The Health Insurance Fund (Haigekassa) began investigating the treatment of coronavirus patients at Kuressaare Hospital at the height of the emergency situation in April but the fund admits they did not receive a sufficient overview of treatment quality and a new clinical audit is in the works.
The director of Saaremaa's main hospital Dr. Edward Laane was notified of the Health Insurance Fund's investigation in the end of April. The goal of the audit was to assess the quality of treatment provided to patients in coronavirus wards and to compare the treatments to guidelines provided by the Health Board (Terviseamet), the hospital itself and the latest science articles.
Maivi Parv, board member of the Health Insurance Fund, told ETV's "Aktuaalne kaamera" on Wednesday: "We must admit we were not able to draw all conclusions. We have been able to map who the patients were, their profiles and what was done to them, but a treatment quality assessment - whether it was good or bad - can not be made with these methods."
To achieve an overview of the hospital's actions, doctors from the Health Insurance Fund investigated the hospital's actions during the emergency situation.
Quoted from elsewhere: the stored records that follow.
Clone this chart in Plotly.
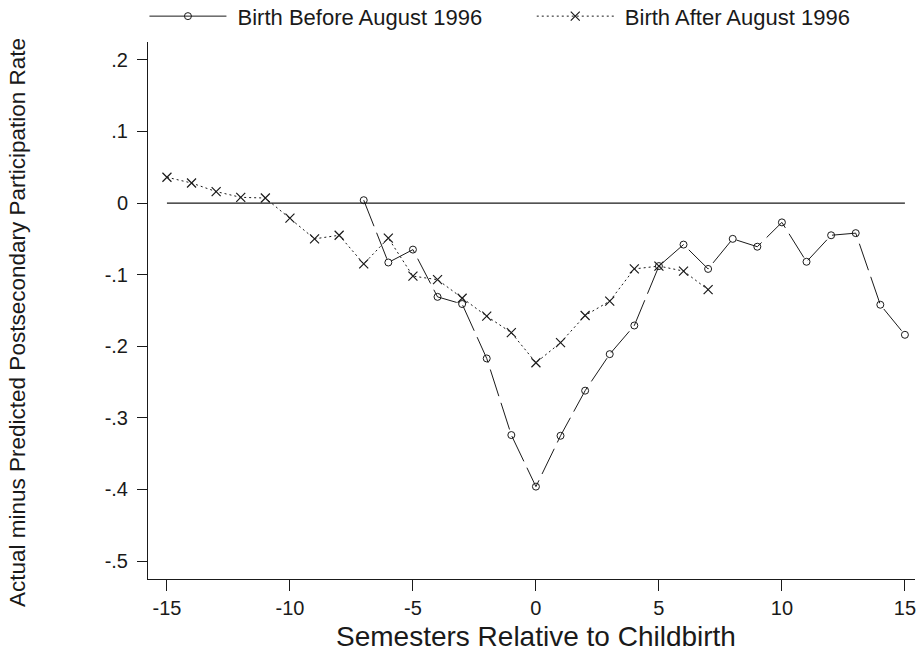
import plotly.graph_objects as go

# Semesters relative to childbirth and participation gaps for each birth cohort
before_x = list(range(-7, 16))
before_y = [0.004, -0.083, -0.065, -0.131, -0.141, -0.217, -0.324, -0.396,
            -0.325, -0.262, -0.211, -0.171, -0.088, -0.058, -0.092, -0.050,
            -0.061, -0.027, -0.082, -0.045, -0.042, -0.142, -0.184]

after_x = list(range(-15, 8))
after_y = [0.036, 0.028, 0.016, 0.008, 0.007, -0.021, -0.050, -0.045,
           -0.085, -0.049, -0.102, -0.107, -0.133, -0.158, -0.181, -0.223,
           -0.195, -0.157, -0.137, -0.092, -0.088, -0.095, -0.121]

ref_x = [-15, 15]
ref_y = [0, 0]

x_ticks = [-15, -10, -5, 0, 5, 10, 15]
x_labels = ["-15", "-10", "-5", "0", "5", "10", "15"]
y_ticks = [0.2, 0.1, 0, -0.1, -0.2, -0.3, -0.4, -0.5]
y_labels = [".2", ".1", "0", "-.1", "-.2", "-.3", "-.4", "-.5"]

INK = "#1a1a1a"
FONT = "Liberation Sans, Arial, sans-serif"
GAP = "\u00a0"

fig = go.Figure()

# zero reference line
fig.add_trace(go.Scatter(x=ref_x, y=ref_y, mode="lines",
                         line=dict(color=INK, width=1.2), showlegend=False,
                         hoverinfo="skip"))

fig.add_trace(go.Scatter(
    x=after_x, y=after_y, mode="lines+markers", showlegend=False,
    line=dict(color=INK, width=1, dash="2px,3px"),
    marker=dict(symbol="x-thin-open", size=9, color=INK,
                line=dict(color=INK, width=1.2))))

fig.add_trace(go.Scatter(
    x=before_x, y=before_y, mode="lines+markers", showlegend=False,
    line=dict(color=INK, width=1, dash="28px,7px"),
    marker=dict(symbol="circle-open", size=7, color=INK,
                line=dict(color=INK, width=1))))

# legend entries (one legend box per cohort, side by side)
fig.add_trace(go.Scatter(
    x=[None], y=[None], mode="lines+markers", legend="legend",
    name=GAP + "Birth Before August 1996",
    line=dict(color=INK, width=1),
    marker=dict(symbol="circle-open", size=7, color=INK,
                line=dict(color=INK, width=1))))
fig.add_trace(go.Scatter(
    x=[None], y=[None], mode="lines+markers", legend="legend2",
    name=GAP + "Birth After August 1996",
    line=dict(color=INK, width=1, dash="2px,3px"),
    marker=dict(symbol="x-thin-open", size=9, color=INK,
                line=dict(color=INK, width=1.2))))

legend_style = dict(orientation="h", xref="container", xanchor="left",
                    yref="container", y=0.975, yanchor="middle",
                    itemwidth=77, font=dict(size=22),
                    bgcolor="rgba(0,0,0,0)")

fig.update_layout(
    width=920, height=653,
    margin=dict(l=148, r=5, t=42, b=74),
    paper_bgcolor="white", plot_bgcolor="white",
    font=dict(family=FONT, size=20, color=INK),
    showlegend=True,
    legend=dict(x=0.157, **legend_style),
    legend2=dict(x=0.578, **legend_style),
    xaxis=dict(range=[-15.77, 15.41], tickmode="array", tickvals=x_ticks,
               ticktext=x_labels,
               ticks="outside", ticklen=11, tickwidth=1, tickcolor=INK,
               showline=True, linecolor=INK, linewidth=1, mirror=False,
               showgrid=False, zeroline=False,
               tickfont=dict(size=20)),
    yaxis=dict(range=[-0.525, 0.2249], tickmode="array", tickvals=y_ticks,
               ticktext=y_labels, ticks="outside", ticklen=10, tickwidth=1,
               tickcolor=INK, showline=True, linecolor=INK, linewidth=1,
               showgrid=False, zeroline=False, ticklabelstandoff=5,
               tickfont=dict(size=20)),
    annotations=[
        dict(text="Semesters Relative to Childbirth", x=0, xref="x",
             y=-0.108, yref="paper", xanchor="center", yanchor="middle",
             showarrow=False, font=dict(size=28)),
        dict(text="Actual minus Predicted Postsecondary Participation Rate",
             x=-0.1695, xref="paper", y=0.4786, yref="paper",
             xanchor="center", yanchor="middle", textangle=-90,
             showarrow=False, font=dict(size=22.5)),
    ],
)

fig.write_html("out.html")
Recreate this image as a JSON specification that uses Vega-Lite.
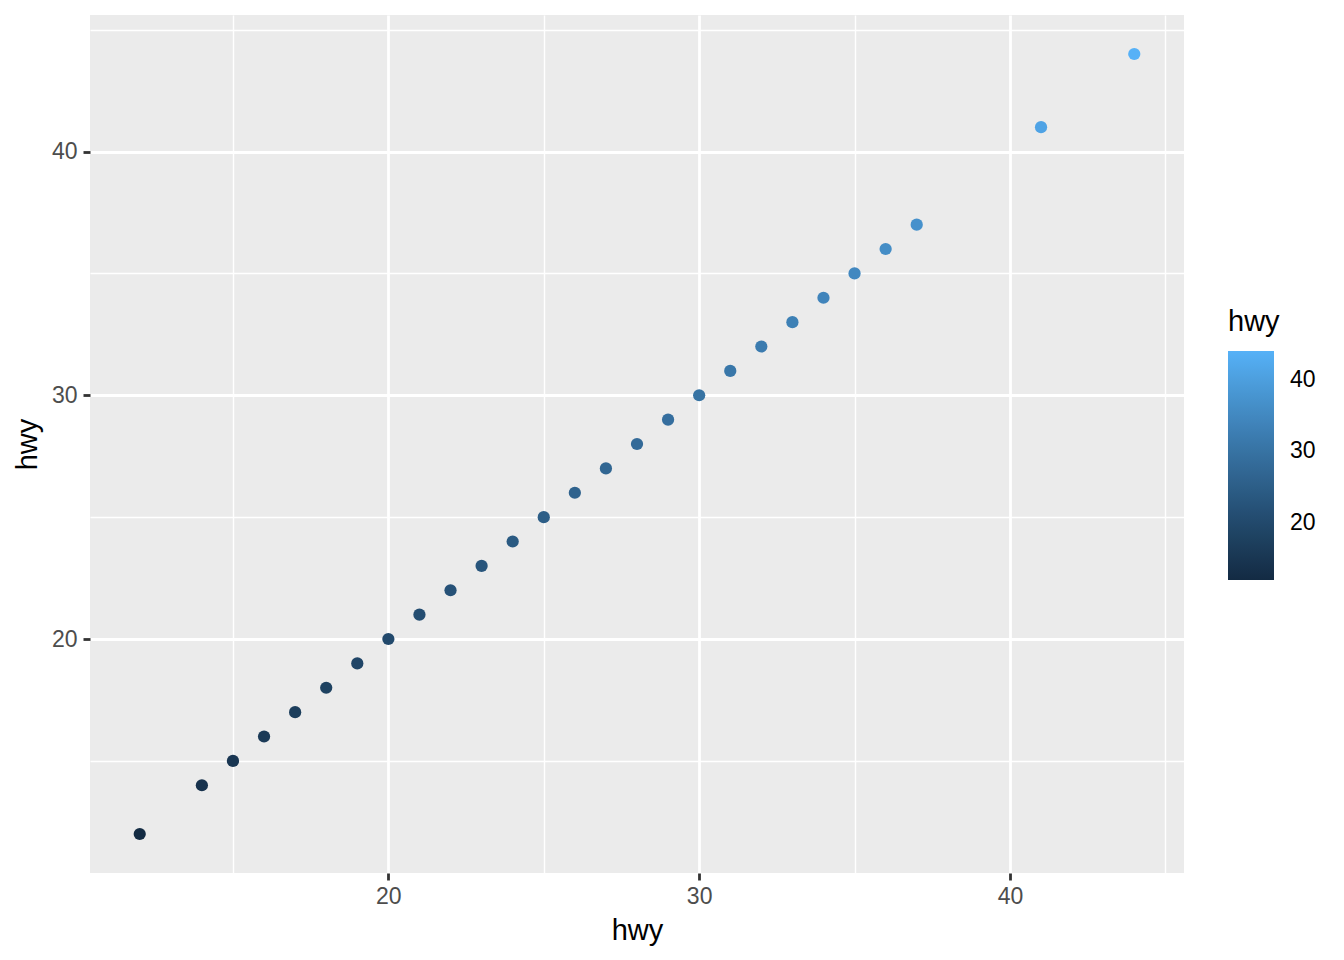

The hired doctors, however, lacked the necessary competence to assess treatment quality, which has led to the fund deciding to order a new clinical audit from infectious disease specialists at the Estonian Doctors' Association will also investigate the treatment quality of other hospitals who provided treatments to patients with coronavirus.
According to the conducted audit, 62 percent of the patients in Kuressaare Hospital were given hydroxychloroquine, a medication used to prevent and treat malaria, sold under the name Plaquenil. In addition, every third patient treated for COVID-19 in the hospital was treated with vitamin C. These two treatments in particular raised questions about treatment in Saaremaa, also leading to a petition being created to remove Laane as the hospital's manager. The petition did not end up a fruitful one, as only 24 signatures were collected.
Laane commented: "The main difference was that our treatment guideline, as was in the article of a French scientist, saw Plaquenil being given for 10 days. When the Estonian guidelines came out in April, it was four to five days. We changed that right away, most patients got five days."
Chief of emergency medicine at the North Estonia Medical Center (PERH) Dr. Arkadi Popov said there is no scientific proof of the malaria medication working, as two studies claiming it useless were recalled. At the same time, a recent study conducted in Belgium showed that it could reduce mortality rates in certain dosages.
Popov, who is working with the Health Board as another wave of the virus is imminent, added that COVID-19 treatment guidelines will be updated soon. "There is no magic medication for it, unfortunately. There are two relatively certain medications that we use, one being remdesivir and the other being dexamethasone in small dosages. But these also have certain restrictions," Popov said.
The fund started its audit on the treatment of coronavirus patients at Kuressaare Hospital on April 20. The hospital was required to submit all medical records and medical records, which were compared by the fund with both the medical staff and the hospital's own treatment guidelines and the latest scientific articles on coronavirus treatment.
Initially, the fund's audit was due to be completed by the end of May. At the end of May, however, it became clear the doctors in the auditing workgroup evaluating the medical records, needed more time than anticipated because the work was carried out alongside other work. The deadline was then pushed back to before-Midsummer.
Kuressaare Hospital bore the brunt of coronavirus treatment in spring as the island of Saaremaa was the hardest hit region in Estonia during the peak of the COVID-19 pandemic in March and April, with travel between the island and mainland Estonia suspended in March.